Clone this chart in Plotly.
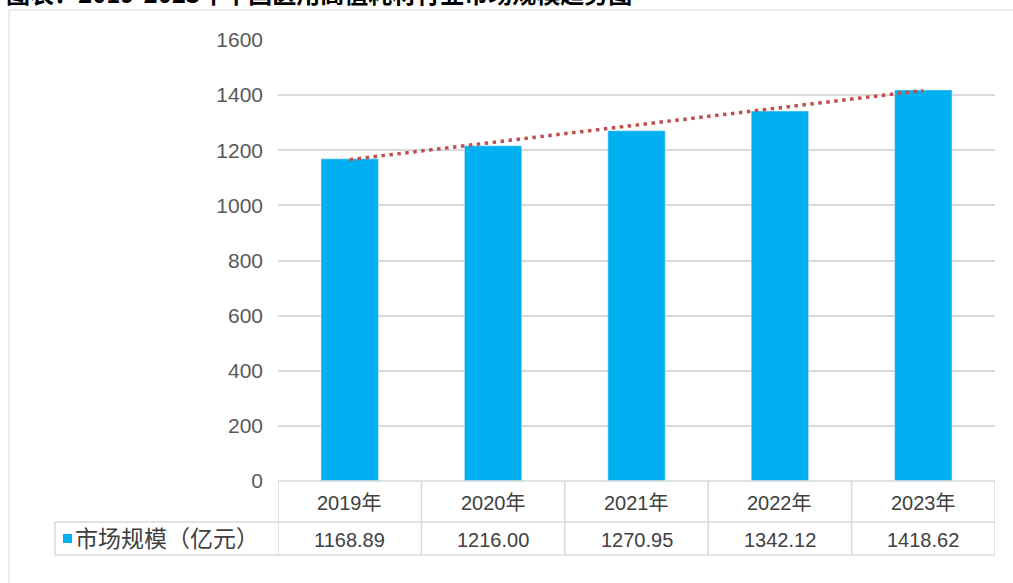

...

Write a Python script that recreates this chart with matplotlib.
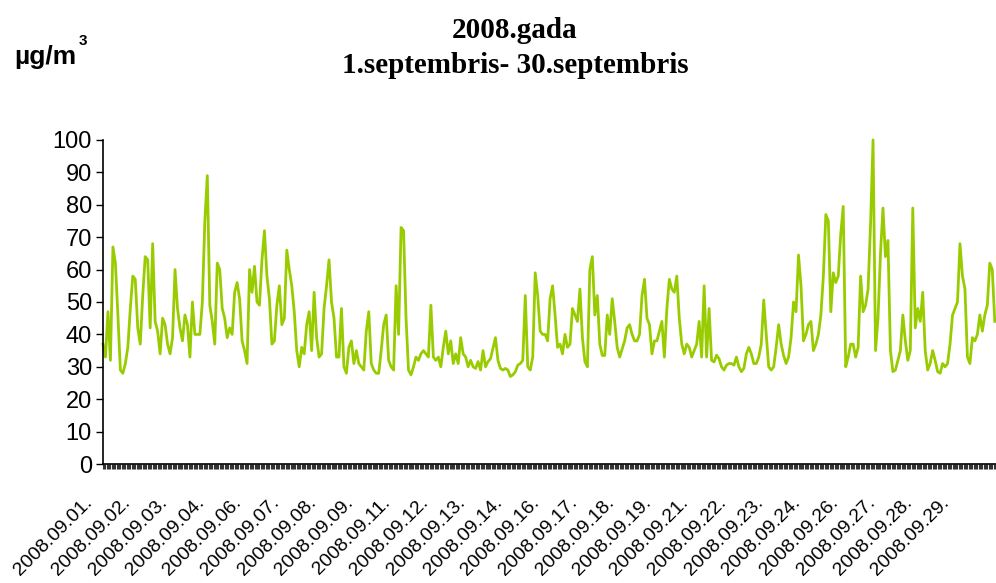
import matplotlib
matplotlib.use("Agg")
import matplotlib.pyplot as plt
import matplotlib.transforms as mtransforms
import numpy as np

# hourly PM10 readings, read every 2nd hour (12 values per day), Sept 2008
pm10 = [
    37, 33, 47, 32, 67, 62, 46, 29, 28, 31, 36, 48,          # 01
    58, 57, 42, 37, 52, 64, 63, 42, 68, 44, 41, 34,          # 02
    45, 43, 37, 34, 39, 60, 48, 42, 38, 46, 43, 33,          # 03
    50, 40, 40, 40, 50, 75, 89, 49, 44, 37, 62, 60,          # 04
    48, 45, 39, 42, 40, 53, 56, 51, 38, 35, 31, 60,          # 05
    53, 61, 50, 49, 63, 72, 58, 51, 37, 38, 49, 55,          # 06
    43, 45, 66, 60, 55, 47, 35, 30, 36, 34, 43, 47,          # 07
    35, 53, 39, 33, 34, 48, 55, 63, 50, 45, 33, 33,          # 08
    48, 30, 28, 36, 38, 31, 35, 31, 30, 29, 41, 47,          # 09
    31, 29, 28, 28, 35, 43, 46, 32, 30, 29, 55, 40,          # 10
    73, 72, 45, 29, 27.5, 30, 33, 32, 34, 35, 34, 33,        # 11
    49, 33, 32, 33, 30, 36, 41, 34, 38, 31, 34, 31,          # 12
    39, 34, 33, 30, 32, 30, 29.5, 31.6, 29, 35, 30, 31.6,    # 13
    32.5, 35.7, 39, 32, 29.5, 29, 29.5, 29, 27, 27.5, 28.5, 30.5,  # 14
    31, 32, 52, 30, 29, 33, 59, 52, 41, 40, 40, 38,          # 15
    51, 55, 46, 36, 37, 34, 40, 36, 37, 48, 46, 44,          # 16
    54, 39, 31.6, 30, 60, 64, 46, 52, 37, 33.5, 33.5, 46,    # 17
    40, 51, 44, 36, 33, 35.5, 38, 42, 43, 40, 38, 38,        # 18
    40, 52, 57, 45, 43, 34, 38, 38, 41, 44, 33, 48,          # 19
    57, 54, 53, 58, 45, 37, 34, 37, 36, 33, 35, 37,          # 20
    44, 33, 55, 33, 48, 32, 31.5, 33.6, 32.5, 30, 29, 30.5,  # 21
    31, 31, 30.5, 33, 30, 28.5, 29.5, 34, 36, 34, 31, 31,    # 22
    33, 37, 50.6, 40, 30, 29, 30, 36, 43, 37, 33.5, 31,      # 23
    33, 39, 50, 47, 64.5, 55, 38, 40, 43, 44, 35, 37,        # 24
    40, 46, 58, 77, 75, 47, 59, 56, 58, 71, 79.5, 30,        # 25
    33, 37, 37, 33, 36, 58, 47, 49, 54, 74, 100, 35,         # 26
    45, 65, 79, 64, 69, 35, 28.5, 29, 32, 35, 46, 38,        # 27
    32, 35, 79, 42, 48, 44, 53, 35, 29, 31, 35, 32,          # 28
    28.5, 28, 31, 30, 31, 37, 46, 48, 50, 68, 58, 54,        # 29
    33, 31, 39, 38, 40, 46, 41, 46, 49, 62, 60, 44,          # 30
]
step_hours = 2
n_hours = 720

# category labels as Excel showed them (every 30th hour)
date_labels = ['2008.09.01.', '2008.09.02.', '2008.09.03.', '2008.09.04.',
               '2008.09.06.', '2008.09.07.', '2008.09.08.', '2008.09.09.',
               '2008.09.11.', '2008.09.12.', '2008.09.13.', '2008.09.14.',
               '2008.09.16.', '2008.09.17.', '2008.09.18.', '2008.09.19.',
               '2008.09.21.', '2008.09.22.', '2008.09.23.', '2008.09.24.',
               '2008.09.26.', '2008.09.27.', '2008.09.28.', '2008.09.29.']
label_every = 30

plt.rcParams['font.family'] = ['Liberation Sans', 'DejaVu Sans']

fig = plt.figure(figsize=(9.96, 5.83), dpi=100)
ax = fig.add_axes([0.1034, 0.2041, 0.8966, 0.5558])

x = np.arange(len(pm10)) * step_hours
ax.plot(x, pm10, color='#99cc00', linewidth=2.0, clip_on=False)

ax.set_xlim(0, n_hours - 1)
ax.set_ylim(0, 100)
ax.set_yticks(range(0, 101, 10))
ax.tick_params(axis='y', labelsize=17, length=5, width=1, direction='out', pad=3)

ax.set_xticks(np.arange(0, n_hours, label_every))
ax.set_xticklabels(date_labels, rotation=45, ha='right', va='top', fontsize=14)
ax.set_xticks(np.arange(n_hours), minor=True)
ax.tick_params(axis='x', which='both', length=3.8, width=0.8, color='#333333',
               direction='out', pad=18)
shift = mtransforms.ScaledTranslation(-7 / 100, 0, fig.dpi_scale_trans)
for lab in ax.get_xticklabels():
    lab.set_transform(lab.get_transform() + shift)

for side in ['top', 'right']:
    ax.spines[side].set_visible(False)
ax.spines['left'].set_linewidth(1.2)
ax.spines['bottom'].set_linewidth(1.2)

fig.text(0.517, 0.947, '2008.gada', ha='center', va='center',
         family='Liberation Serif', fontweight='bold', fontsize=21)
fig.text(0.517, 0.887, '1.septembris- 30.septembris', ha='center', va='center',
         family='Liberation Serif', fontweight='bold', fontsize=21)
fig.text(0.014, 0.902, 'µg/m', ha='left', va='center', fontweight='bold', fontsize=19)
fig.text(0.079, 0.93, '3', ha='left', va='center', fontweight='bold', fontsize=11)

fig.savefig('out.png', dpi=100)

==

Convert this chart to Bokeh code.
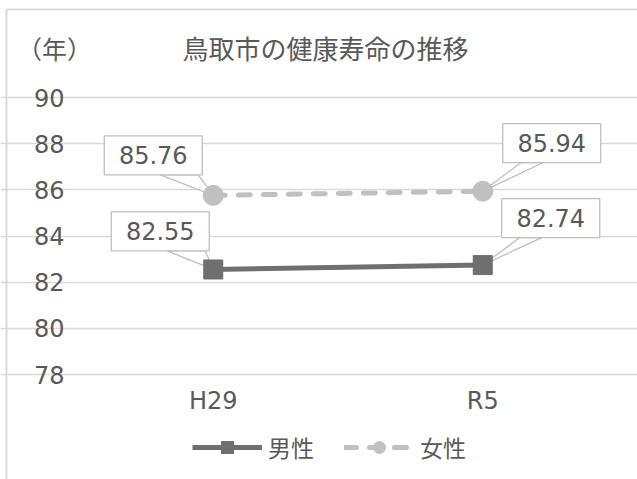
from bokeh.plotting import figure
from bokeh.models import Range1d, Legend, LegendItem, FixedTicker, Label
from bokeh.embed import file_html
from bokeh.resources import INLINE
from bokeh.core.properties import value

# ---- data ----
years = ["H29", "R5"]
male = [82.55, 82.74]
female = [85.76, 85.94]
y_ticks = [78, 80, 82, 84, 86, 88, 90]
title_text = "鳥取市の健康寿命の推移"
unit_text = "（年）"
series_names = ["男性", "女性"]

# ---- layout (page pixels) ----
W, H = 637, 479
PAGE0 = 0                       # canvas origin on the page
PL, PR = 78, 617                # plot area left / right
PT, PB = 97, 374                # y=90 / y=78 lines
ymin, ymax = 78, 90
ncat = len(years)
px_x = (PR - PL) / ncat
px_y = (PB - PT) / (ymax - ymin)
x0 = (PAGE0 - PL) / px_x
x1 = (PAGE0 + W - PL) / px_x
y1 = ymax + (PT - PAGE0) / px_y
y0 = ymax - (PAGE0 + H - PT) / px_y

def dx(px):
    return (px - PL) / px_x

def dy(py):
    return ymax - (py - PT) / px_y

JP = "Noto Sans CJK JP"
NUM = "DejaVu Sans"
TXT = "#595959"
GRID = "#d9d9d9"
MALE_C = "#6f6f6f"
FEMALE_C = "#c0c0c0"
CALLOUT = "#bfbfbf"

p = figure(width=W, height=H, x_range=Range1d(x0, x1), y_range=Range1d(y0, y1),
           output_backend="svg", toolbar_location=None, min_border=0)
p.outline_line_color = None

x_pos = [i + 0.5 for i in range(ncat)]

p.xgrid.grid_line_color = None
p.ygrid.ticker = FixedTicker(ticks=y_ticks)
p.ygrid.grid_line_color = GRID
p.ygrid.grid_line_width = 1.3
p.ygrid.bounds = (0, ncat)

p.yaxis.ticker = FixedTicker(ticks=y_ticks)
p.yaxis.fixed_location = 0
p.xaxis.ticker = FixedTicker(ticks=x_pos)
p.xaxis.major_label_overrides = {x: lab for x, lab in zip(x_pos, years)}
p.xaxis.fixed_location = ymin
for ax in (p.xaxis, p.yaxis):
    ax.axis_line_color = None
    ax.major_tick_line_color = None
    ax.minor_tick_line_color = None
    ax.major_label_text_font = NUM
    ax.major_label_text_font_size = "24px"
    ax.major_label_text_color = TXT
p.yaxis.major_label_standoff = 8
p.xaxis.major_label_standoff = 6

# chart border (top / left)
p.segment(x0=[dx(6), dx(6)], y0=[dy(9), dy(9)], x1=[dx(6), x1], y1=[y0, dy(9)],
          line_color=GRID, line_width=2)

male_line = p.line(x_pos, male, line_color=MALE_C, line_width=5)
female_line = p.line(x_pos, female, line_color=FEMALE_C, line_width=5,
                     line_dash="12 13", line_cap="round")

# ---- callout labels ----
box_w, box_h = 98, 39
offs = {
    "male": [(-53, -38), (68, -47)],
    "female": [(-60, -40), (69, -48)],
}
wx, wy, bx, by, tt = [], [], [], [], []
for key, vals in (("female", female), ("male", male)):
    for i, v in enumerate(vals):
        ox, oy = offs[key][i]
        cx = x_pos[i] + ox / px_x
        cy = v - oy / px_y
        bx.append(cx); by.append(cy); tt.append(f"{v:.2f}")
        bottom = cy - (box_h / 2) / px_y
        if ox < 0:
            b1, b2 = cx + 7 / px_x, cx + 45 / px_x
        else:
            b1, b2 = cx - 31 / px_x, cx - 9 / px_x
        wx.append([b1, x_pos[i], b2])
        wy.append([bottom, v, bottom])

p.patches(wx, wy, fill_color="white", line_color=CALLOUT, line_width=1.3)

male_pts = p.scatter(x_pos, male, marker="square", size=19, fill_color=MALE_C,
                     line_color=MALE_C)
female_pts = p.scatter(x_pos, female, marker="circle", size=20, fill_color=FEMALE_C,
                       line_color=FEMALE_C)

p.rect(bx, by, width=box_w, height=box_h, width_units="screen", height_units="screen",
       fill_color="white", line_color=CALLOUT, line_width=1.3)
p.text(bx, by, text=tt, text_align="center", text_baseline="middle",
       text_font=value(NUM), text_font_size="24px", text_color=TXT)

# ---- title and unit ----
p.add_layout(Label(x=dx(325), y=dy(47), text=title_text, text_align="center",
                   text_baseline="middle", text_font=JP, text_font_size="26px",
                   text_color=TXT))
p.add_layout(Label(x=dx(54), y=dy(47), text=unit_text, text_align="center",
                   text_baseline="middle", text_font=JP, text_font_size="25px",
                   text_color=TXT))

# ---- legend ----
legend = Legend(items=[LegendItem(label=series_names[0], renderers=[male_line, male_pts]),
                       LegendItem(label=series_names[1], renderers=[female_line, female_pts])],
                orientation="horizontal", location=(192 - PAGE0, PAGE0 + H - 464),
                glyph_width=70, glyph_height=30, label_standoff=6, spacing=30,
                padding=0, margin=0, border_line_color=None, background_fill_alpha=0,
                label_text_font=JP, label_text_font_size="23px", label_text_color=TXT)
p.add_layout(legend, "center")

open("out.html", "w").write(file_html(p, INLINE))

[Short exercise]: Exclude any pictures, and restate word for word the lines from the one containing "Write a Python" through the one containing "import numpy as np", both included.

[Result of the task]:
Write a Python script that recreates this chart with matplotlib.
import matplotlib
matplotlib.use("Agg")
import matplotlib.pyplot as plt
import matplotlib.transforms as mtransforms
import numpy as np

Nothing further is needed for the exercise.